These trends that diminish the corporate role in investment create a mismatch because the existing financial system is structured to direct the flow of capital toward large firms. Much of the society’s savings, such as pension funds, are invested in the stock market. However, big corporations in the aggregate no longer raise money by issuing new stocks; they have been returning money to investors through dividends and share buybacks. 24
Government entities at all levels continue to have access to capital at very favorable interest rates, but the public sector’s ability to fund critical infrastructure spending has been constrained by fiscal crisis and conservative antispending ideology. Republicans have repeatedly created huge federal budget deficits by passing massive tax cuts that benefit big firms and the very rich. However, when the Democrats control the presidency, the Republicans have fought ferociously against public spending programs that would increase the federal deficit.
For nongovernmental entities such as households, nonprofits, and small and medium-size firms, credit might be available, but it is usually at very high interest rates. This is critical because an investment financed at a 4 percent interest rate might have a very high probability of success, but the same project financed at 14 percent is likely to be far riskier. Think, for example, of a nonprofit agency wanting to build affordable, multifamily housing. The higher interest rate translates directly into higher rent charges that could easily undermine the original intention of making the units affordable. In short, the consequence of the mismatch is that many potentially productive investments do not occur, resulting in less aggregate investment and slower growth in economic output.
We can identify four distinct categories of economic activity in the United States that are chronically constrained by the absence of credit at reasonable rates. We will discuss each one in turn.
Infrastructure Spending Including Green Investments
Estimates from the American Society of Civil Engineers (ASCE) are that the United States will have an infrastructure deficit of something on the order of $4.6 trillion over the next decade. 25 Governments at the federal, state, and local level have been experiencing fiscal stress for a generation and are reluctant to take on the increased debt burden required to finance vitally needed infrastructure maintenance and improvement. There have been limited experiments with public-private partnerships to address infrastructure needs, such as privately financed toll roads, but the results have not been particularly promising.

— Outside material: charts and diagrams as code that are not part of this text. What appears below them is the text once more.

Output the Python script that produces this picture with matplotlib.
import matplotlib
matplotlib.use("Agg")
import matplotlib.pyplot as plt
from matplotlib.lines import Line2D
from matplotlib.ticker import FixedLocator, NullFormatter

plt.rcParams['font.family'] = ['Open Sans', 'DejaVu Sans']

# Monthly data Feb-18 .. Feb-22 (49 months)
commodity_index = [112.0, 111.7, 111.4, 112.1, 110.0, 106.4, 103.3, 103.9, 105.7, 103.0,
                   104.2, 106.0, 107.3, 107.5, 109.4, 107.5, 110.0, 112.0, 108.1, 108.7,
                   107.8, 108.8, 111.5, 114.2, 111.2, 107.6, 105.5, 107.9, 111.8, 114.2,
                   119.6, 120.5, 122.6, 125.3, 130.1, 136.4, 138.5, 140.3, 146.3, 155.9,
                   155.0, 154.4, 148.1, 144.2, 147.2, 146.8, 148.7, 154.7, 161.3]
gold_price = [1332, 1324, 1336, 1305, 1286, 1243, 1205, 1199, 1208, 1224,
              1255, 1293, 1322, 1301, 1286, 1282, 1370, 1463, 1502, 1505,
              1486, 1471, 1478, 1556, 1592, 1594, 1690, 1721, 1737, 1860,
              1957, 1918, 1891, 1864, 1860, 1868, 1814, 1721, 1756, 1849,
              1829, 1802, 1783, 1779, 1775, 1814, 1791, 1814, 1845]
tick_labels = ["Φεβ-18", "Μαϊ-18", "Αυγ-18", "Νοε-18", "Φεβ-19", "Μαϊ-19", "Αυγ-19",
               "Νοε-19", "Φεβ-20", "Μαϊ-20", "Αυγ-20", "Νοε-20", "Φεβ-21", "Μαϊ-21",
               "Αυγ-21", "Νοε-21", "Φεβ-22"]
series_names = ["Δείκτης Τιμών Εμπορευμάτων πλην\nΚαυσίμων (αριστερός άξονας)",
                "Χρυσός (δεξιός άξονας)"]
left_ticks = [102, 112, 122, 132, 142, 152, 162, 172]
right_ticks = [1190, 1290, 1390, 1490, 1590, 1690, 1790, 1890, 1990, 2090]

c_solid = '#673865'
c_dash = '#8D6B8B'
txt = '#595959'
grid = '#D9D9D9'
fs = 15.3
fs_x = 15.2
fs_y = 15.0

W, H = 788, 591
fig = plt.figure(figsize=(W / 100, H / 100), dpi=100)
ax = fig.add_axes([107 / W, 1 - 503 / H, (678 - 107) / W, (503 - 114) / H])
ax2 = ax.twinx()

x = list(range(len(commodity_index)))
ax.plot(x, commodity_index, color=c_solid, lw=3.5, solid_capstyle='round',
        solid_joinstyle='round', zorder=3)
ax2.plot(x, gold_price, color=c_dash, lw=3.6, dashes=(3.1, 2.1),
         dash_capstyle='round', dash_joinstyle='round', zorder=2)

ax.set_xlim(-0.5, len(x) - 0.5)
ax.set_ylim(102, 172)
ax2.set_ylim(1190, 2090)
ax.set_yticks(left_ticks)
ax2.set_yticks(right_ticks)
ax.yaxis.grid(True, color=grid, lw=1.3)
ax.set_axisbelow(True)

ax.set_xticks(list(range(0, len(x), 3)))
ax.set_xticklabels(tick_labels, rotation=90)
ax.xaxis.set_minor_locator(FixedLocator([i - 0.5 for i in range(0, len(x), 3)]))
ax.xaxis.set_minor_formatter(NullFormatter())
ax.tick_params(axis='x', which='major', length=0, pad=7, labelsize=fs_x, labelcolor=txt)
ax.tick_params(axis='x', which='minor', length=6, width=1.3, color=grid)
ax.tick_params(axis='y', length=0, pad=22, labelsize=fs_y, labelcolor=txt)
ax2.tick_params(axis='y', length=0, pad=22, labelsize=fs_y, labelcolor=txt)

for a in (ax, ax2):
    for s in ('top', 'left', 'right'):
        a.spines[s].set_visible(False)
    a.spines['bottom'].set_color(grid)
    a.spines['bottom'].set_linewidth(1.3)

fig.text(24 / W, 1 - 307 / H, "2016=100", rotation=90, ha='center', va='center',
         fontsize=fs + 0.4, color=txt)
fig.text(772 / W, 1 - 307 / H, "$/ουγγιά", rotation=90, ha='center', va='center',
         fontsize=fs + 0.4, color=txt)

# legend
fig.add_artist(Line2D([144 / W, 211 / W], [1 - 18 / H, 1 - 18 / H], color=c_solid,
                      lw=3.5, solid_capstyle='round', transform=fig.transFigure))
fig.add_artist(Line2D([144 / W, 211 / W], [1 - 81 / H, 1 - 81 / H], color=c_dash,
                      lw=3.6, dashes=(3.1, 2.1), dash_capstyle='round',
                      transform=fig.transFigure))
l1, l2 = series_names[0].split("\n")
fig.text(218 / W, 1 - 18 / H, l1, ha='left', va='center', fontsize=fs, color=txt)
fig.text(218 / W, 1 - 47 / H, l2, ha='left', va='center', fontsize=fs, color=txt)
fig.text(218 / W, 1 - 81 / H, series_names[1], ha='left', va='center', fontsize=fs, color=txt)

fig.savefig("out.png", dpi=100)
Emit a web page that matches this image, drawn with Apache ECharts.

Moreover, the ASCE estimates do not include the huge costs of the clean energy infrastructure required to address climate change. There is now ample evidence that a variety of outlays by households and firms to reduce energy consumption or to install solar panels or wind turbines will produce a high return on investment. 26 For example, replacing incandescent bulbs with LED bulbs can pay for itself in a year, and insulating walls and attics in single-family homes can often recoup the expenditures in two to four years. In some states with prices at current levels, solar panels will pay for themselves in four or five years. Making these types of investments could have a huge effect in reducing greenhouse gases, but many are not being made because households and firms lack sufficient cash reserves and most existing financial intermediaries have shown little interest in these forms of lending.
Lending for Small and Medium-Size Businesses and Nonprofit Groups
Repeated surveys show that many small and medium-size businesses feel credit constraints that limit the opportunities to expand their activities. 27 Again, the major barrier is the rate of interest that they have to pay for credit. If one has to borrow on a credit card at an annual interest rate of 18 percent, very few opportunities for expansion exist that are likely to produce returns that would cover that debt burden. However, if the rate of interest were closer to 4 percent, for example, there would be a far greater menu of opportunities.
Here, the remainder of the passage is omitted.